Experiment best practices that matter for Microsoft partners

There are a few principles that consistently lead to better experimentation outcomes in partner marketing. First, experiments should be tied to real commercial goals, not vanity metrics. If a result does not influence strategy, messaging, or campaign focus, it is probably not worth running.

Secondly, partners should consider the longer‑term impact. A short‑term uplift that confuses buyers or misaligns with Microsoft priorities may create problems later. Thirdly, experimentation should support (and provide) clarity. If tests add complexity or contradict each other, they slow progress rather than support it. Finally, insights need to be acted on. An experiment that sits in a report but does not change behaviour is wasted effort.
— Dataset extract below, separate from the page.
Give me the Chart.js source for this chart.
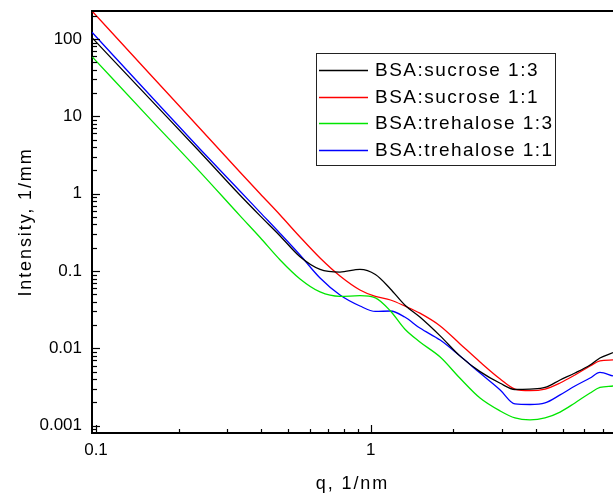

Where experimentation fits into a stronger marketing foundation

Marketing experiments work best when foundations are already in place. Clear audience definition, a strong value proposition, and alignment with Microsoft priorities make experiments more meaningful. Without those, tests tend to produce noisy or misleading results. Experiments should become a means of refining and optimising, rather than compensating for weak foundations.

Using experimentation to build confidence, not chaos

For Microsoft partners, marketing experiments help reduce uncertainty, moving teams away from opinion‑led (subjective) decision-making and towards evidence‑based improvements. Over time, this builds confidence in what works, where to invest, and how to stand out in a crowded partner ecosystem. When experimentation is approached with discipline and purpose, it becomes one of the most valuable tools in a partner marketing toolkit.

Small incremental changes are often the most effective way to execute a low-risk, low-cost way to build a better approach to marketing - and to deliver results.